Bagneres de Luchon Il Tour è al centro del mondo, ma rischia di finire nelle banlieue, alla periferia di tutto. Ed è alla periferia di Carcassonne che la corsa subisce un gancio al mento. Un duro colpo all'immagine e alla credibilità di una corsa planetaria. Come se non bastassero i fumogeni e i tifosi scalmanati. I sacchetti di acqua e di urina gettati addosso a Chris Froome. Gli sputi e le spinte all'indirizzo dei corridori del team Sky. I selfie dei webeti in mezzo alla strada e le uova marce. Non ultima la tracolla di una macchina fotografica che ha provocato la caduta del nostro Vincenzo Nibali, costretto a tornare a casa con una vertebra (la 10° toracica, ndr), fratturata e compressa (del 26%, ndr). Ieri un nuovo episodio. Dopo soli 29 km di corsa. Da Carcassonne a Bagneres de Luchon, prima giornata pirenaica, la corsa si ferma. Diversi contadini, che protestano per i sussidi statali che il governo vuole cancellare, posizionano alcune balle di paglia sulla sede stradale. La polizia francese, per allontanarli e liberare la strada, ricorre a gas lacrimogeni e al peperoncino, provocando in gruppo diversi problemi respiratori e di lacrimazione.
Coinvolti una decina di corridori, che sono prontamente trattati dal servizio medico del Tour: tra loro, la maglia gialla Geraint Thomas, il campione del mondo nonché maglia verde del Tour Peter Sagan e il nostro Sonny Colbrelli, bresciano, compagno di squadra di Nibali al Team Bahrain Merida.
Per spiegare la situazione nella quale si trovano e si sono trovati ieri i corridori, Peter Sagan, prima di prendere il collirio fornito dallo staff medico del Tour, ha chiesto espressamente se «è sicuro»: quindi, senza pericolose conseguenze dopanti. Ricevuta una risposta affermativa, l'iridato, ha provveduto al trattamento. Per la serie: fidarsi è bene, non fidarsi è meglio.
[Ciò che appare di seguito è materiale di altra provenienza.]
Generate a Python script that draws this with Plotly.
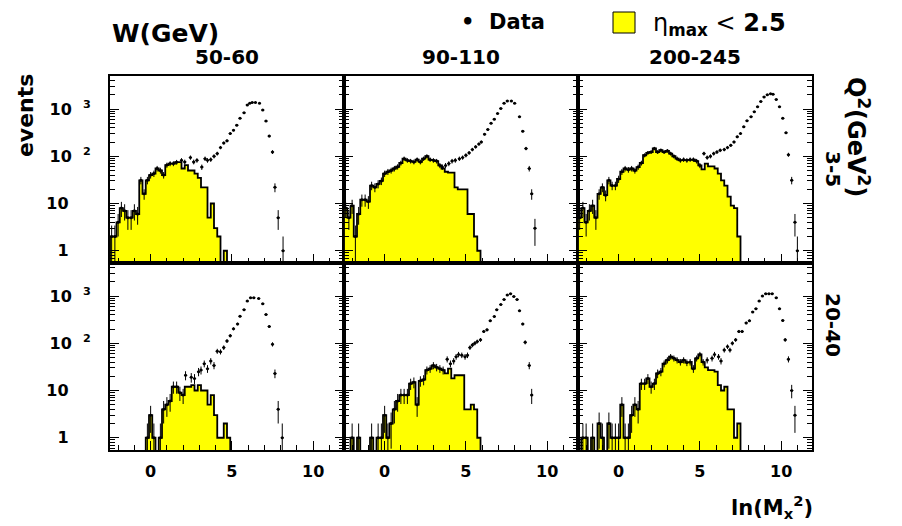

Il Tour rischia di finire nelle banlieue, per certi versi c'è già abbondantemente finito, già da un po', visto il clima e i ceffi che lo animano. Non si deve generalizzare, questo è assolutamente vero, ma i casi di hooligans on the road sono ormai numerosi, troppi ed eccessivi.
«È difficile dire qualcosa da lontano ci spiega Mauro Vegni, direttore del Giro d'Italia -, ma quanto successo in queste settimane al Tour, e anche oggi (ieri per chi legge, ndr) poco fuori Carcassonne, dice solo una cosa: che noi organizzatori siamo chiamati a svolgere un mestiere delicatissimo, che deve essere aiutato e supportato in tutto e per tutto.
Io non mi sento di criminalizzare nessuno, assolutamente, sono vicino all'amico Prudhomme (direttore del Tour, ndr) e presto ci incontreremo per fare il punto della situazione, ma su una cosa dobbiamo tutti lavorare: la mancanza di una coscienza civica. Dobbiamo lavorare sì verso la sicurezza e delle forme repressive, ma qui è necessario un profondo salto culturale. I tifosi del ciclismo, quelli veri, devono aiutarci a tenere lontano le mele marce».